275/65R20 Tire Size Chart With Exact Dimensions
The chart below gives the numbers most people want at a glance. These are standard size calculations for 275/65R20. Real specs can shift a bit by brand, tread type, and measuring rim.
| Specification | Metric Value | Inches / Note |
|---|---|---|
| Section width | 275 mm | 10.8 in |
| Aspect ratio | 65% | Sidewall equals 65% of width |
| Sidewall height | 178.8 mm | 7.0 in |
| Wheel diameter | 508 mm | 20.0 in |
| Overall diameter | 865.5 mm | 34.1 in |
| Radius | 432.8 mm | 17.0 in |
| Circumference | 2719.0 mm | 107.0 in |
| Revolutions per mile | — | About 592 revs/mile |
| Common wheel width range | 190.5–241.3 mm | 7.5–9.5 in, model dependent |
What This Size Means For Fitment
Fitment is where the chart turns from trivia into something you can use. A 34.1-inch tire can change three things right away: clearance at full lock, speedometer accuracy, and effective gearing. A taller tire travels farther in one rotation, so the speedometer may read a little lower than your real speed if you came from a shorter stock size.
That does not mean 275/65R20 is hard to run. Far from it. It’s a common size on many half-ton and heavy-duty trucks. Still, trim level, wheel offset, suspension height, and tire shoulder shape all matter. Two tires with the same printed size can fit a little differently in the same wheel well.
Checks Worth Making Before You Buy
- Measure current tire diameter and compare the change.
- Check wheel width so the new tire sits in its proper range.
- Look at upper control arm, liner, mud flap, and bumper clearance.
- Match load index and load range to how the vehicle is used.
- Confirm the spare will still fit if you want a full-size backup.
If your truck already wears a stock tire close to 34 inches tall, this size may be a near-direct replacement. If your stock size is closer to 32 or 33 inches, the visual jump will be easy to spot and the speedometer change will be larger.
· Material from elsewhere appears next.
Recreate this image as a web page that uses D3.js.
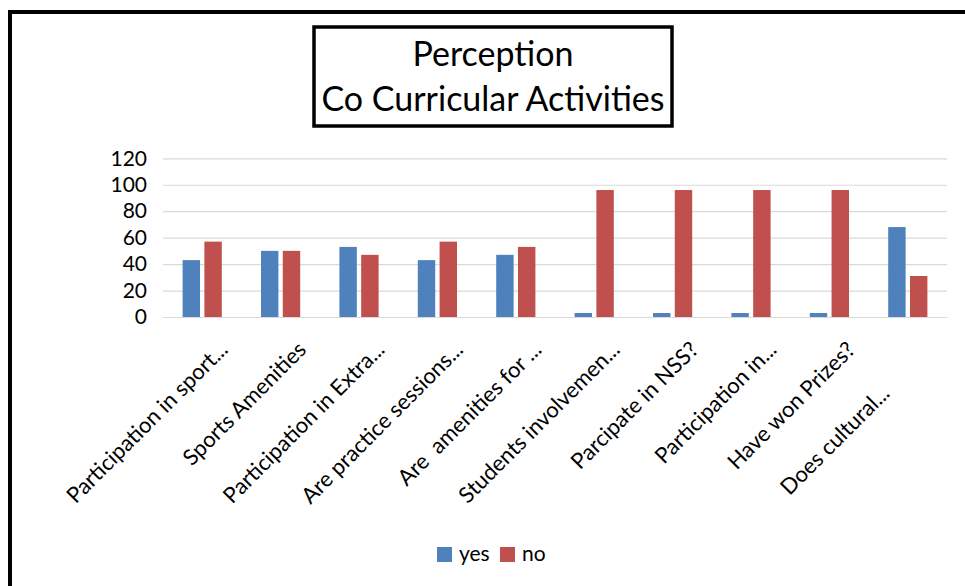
<!DOCTYPE html>
<html>
<head>
<meta charset="utf-8">
<script src="https://cdn.jsdelivr.net/npm/d3@7"></script>
<style>
  html, body { margin: 0; padding: 0; background: #fff; }
  svg { display: block; font-family: Lato, "Open Sans", sans-serif; }
  text { white-space: pre; }
</style>
</head>
<body>
<svg id="chart" width="965" height="586"></svg>
<script>
// ---- data ----
const titleLines = ["Perception", "Co Curricular Activities"];
const categories = [
  "Participation in sport...",
  "Sports Amenities",
  "Participation in Extra...",
  "Are practice sessions...",
  "Are  amenities for ...",
  "Students involvemen...",
  "Parcipate in NSS?",
  "Participation in...",
  "Have won Prizes?",
  "Does cultural...\u00A0\u00A0\u00A0\u00A0\u00A0\u00A0\u00A0\u00A0\u00A0\u00A0\u00A0"
];
const seriesNames = ["yes", "no"];
const yesValues = [43, 50, 53, 43, 47, 3, 3, 3, 3, 68];
const noValues  = [57, 50, 47, 57, 53, 96, 96, 96, 96, 31];
const yTicks = [0, 20, 40, 60, 80, 100, 120];
const colors = ["#4F81BD", "#C0504D"];

const seriesValues = [yesValues, noValues];

const svg = d3.select("#chart");

// outer frame
svg.append("rect")
  .attr("x", 10).attr("y", 12)
  .attr("width", 1000).attr("height", 700)
  .attr("fill", "#fff").attr("stroke", "#000").attr("stroke-width", 4);

// title box
svg.append("rect")
  .attr("x", 314).attr("y", 27)
  .attr("width", 358).attr("height", 99)
  .attr("fill", "#fff").attr("stroke", "#000").attr("stroke-width", 3.5);

svg.append("g").selectAll("text").data(titleLines).join("text")
  .attr("x", 493)
  .attr("y", (d, i) => 66 + i * 45)
  .attr("text-anchor", "middle")
  .attr("font-size", 34)
  .attr("fill", "#000")
  .text(d => d);

// scales
const x0 = d3.scaleBand().domain(categories).range([163, 947]).padding(0);
const x1 = d3.scaleBand().domain(seriesNames).range([0, x0.bandwidth()])
  .paddingInner(0.2).paddingOuter(0.9);
const y = d3.scaleLinear().domain([0, 120]).range([317, 158.3]);

// gridlines
const grid = svg.append("g")
  .attr("transform", "translate(163,0)")
  .call(d3.axisLeft(y).tickValues(yTicks).tickSize(-(947 - 163)).tickFormat(""));
grid.select(".domain").remove();
grid.selectAll("line").attr("stroke", "#d9d9d9").attr("stroke-width", 1.2);

// y tick labels
const yAxis = svg.append("g")
  .attr("transform", "translate(163,0)")
  .call(d3.axisLeft(y).tickValues(yTicks).tickSize(0).tickPadding(16));
yAxis.select(".domain").remove();
yAxis.selectAll("text")
  .attr("font-family", "Lato, 'Open Sans', sans-serif")
  .attr("font-size", 21)
  .attr("fill", "#000");

// bars
const groups = svg.append("g").selectAll("g").data(categories).join("g")
  .attr("transform", d => `translate(${x0(d)},0)`);
groups.selectAll("rect")
  .data((d, i) => seriesNames.map((s, j) => ({ s, v: seriesValues[j][i], c: colors[j] })))
  .join("rect")
  .attr("x", d => x1(d.s))
  .attr("width", x1.bandwidth())
  .attr("y", d => y(d.v))
  .attr("height", d => y(0) - y(d.v))
  .attr("fill", d => d.c);

// x axis
const xAxis = svg.append("g")
  .attr("transform", `translate(0,${y(0)})`)
  .call(d3.axisBottom(x0).tickSize(0).tickPadding(0));
xAxis.select(".domain").attr("stroke", "#d9d9d9").attr("stroke-width", 1.2);
xAxis.selectAll(".tick text")
  .attr("font-family", "Lato, 'Open Sans', sans-serif")
  .attr("font-size", 22)
  .attr("fill", "#000")
  .attr("text-anchor", "end")
  .attr("dy", null)
  .attr("y", null)
  .attr("transform", "translate(27,34) rotate(-45)");

// legend
const legend = svg.append("g").attr("transform", "translate(437,547)");
const li = legend.selectAll("g").data(seriesNames).join("g")
  .attr("transform", (d, i) => `translate(${i * 63},0)`);
li.append("rect").attr("width", 15).attr("height", 15).attr("fill", (d, i) => colors[i]);
li.append("text").attr("x", 22).attr("y", 14).attr("font-size", 21).attr("fill", "#000").text(d => d);
</script>
</body>
</html>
Common Alternatives To 275/65R20
People rarely shop this size in isolation. They usually compare it with nearby 20-inch sizes to trim weight, gain width, or keep the truck closer to stock. The table below shows how a few common alternatives stack up by overall diameter.
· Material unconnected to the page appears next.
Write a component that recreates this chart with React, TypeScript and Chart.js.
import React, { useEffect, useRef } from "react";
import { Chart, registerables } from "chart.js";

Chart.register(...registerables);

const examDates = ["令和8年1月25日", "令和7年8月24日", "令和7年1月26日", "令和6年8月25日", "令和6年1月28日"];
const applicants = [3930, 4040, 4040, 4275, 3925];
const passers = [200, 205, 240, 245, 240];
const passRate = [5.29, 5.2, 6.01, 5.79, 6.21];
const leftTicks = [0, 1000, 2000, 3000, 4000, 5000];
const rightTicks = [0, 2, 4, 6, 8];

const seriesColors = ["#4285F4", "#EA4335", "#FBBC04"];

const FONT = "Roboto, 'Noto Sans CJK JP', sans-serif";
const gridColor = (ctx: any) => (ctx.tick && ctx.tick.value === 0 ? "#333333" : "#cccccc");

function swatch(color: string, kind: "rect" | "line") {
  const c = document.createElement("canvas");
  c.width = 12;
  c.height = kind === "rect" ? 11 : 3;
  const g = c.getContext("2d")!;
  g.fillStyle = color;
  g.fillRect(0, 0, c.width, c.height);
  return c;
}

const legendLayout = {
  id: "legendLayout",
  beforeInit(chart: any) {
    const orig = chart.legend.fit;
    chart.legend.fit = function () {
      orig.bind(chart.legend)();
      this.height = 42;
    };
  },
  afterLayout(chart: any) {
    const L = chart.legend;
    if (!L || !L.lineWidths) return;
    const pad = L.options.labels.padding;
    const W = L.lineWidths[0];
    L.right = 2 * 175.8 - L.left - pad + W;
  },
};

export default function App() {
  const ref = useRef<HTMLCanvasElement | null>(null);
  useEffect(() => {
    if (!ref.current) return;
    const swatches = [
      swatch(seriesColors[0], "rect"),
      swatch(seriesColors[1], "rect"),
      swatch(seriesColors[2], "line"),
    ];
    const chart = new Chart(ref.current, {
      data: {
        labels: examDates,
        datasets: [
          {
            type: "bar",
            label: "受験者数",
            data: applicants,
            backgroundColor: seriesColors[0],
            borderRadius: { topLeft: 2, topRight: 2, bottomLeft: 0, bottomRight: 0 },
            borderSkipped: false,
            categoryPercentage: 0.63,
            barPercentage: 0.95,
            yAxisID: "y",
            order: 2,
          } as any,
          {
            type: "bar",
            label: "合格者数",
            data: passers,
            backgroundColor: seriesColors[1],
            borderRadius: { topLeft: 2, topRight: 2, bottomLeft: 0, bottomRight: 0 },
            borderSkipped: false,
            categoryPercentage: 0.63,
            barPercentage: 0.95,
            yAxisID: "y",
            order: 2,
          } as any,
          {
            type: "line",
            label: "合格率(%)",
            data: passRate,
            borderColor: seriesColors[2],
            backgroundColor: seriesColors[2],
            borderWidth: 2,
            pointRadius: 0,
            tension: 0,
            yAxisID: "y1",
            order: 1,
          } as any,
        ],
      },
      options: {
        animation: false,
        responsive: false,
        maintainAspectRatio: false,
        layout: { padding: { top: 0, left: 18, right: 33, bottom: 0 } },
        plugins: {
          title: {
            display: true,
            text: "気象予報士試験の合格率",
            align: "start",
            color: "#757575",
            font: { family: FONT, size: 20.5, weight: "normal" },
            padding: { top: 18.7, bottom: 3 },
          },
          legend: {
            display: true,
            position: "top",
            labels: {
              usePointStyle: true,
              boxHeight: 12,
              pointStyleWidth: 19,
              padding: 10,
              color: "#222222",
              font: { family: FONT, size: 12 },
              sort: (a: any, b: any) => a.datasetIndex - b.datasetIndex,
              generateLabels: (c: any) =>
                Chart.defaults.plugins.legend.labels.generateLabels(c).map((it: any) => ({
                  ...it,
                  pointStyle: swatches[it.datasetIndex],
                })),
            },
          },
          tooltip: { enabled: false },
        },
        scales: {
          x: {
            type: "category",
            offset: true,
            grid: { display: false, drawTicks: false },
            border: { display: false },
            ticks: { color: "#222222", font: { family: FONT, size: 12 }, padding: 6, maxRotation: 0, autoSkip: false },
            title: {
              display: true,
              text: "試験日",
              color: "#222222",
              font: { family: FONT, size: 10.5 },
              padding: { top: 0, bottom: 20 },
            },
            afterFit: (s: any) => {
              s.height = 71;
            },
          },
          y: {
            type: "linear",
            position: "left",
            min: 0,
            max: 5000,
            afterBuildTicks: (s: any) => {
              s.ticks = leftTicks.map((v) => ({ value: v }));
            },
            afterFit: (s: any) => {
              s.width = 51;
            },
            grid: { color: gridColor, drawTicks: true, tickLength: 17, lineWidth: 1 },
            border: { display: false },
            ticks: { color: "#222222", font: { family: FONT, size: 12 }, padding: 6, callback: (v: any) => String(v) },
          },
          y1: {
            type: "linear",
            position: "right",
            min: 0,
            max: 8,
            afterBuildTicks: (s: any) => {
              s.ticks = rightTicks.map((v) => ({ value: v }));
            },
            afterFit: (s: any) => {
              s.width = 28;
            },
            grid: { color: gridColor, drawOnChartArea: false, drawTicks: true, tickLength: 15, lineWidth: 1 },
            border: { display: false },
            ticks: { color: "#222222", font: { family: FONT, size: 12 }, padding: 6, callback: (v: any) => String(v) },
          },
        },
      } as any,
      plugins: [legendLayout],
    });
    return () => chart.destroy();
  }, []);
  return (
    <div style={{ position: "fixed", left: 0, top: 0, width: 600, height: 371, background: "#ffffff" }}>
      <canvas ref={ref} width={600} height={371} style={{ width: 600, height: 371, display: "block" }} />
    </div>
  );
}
| Tire Size | Overall Diameter | Change Vs 275/65R20 |
|---|---|---|
| 275/60R20 | 33.0 in | 3.2% shorter |
| 285/60R20 | 33.5 in | 1.8% shorter |
| 295/60R20 | 33.9 in | 0.4% shorter |
| 305/55R20 | 33.2 in | 2.5% shorter |
| 285/55R20 | 32.3 in | 5.1% shorter |
| 35×12.50R20 | 35.0 in | 2.7% taller |
How To Read That Comparison
If you want the same general stance with a little more width, 295/60R20 is one of the closest metric alternatives. If you want to step down in height and save some weight, 275/60R20 does that cleanly. If you’re chasing the classic lifted-truck look, a 35×12.50R20 gives you more height and width, though it also asks more from clearance, gearing, and steering angle.
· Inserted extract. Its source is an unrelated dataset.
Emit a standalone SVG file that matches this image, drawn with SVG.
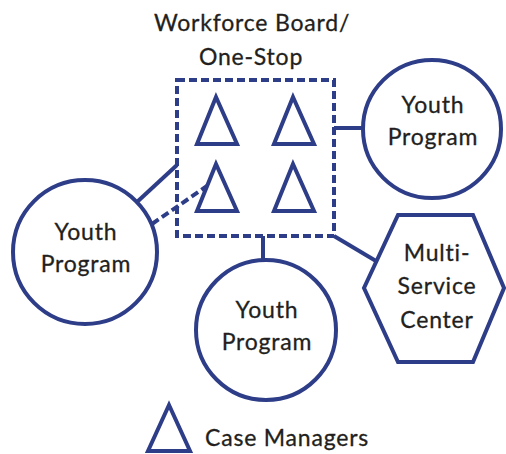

That’s why 275/65R20 lands in a sweet spot for a lot of owners. It looks full, keeps a useful sidewall, and stays easier to live with than the jump to a wider 35.
Where 275/65R20 Fits Well
This size makes the most sense for drivers who want one tire to handle daily pavement, highway miles, and light dirt or gravel without feeling under-tired on a full-size truck. It also works well for people who like the look of a taller tire but don’t want every other part of the setup to snowball into new wheels, trimming, recalibration, or suspension work.
If you’re buying one, treat the chart as your starting point, not the last word. Check the full sidewall code, load rating, brand specs, and your truck’s clearance. Do that, and 275/65R20 stops being a string of numbers and turns into a size you can judge with confidence.
References & Sources
- Tire Rack.“How Do I Read My Tire Size On My Sidewall?”Breaks down what the width, aspect ratio, construction code, wheel diameter, load index, and speed rating mean on a tire sidewall.
- National Highway Traffic Safety Administration (NHTSA).“Consumer Tire Information Program.”Defines tire size elements and shows how width, aspect ratio, radial construction, and rim diameter are interpreted.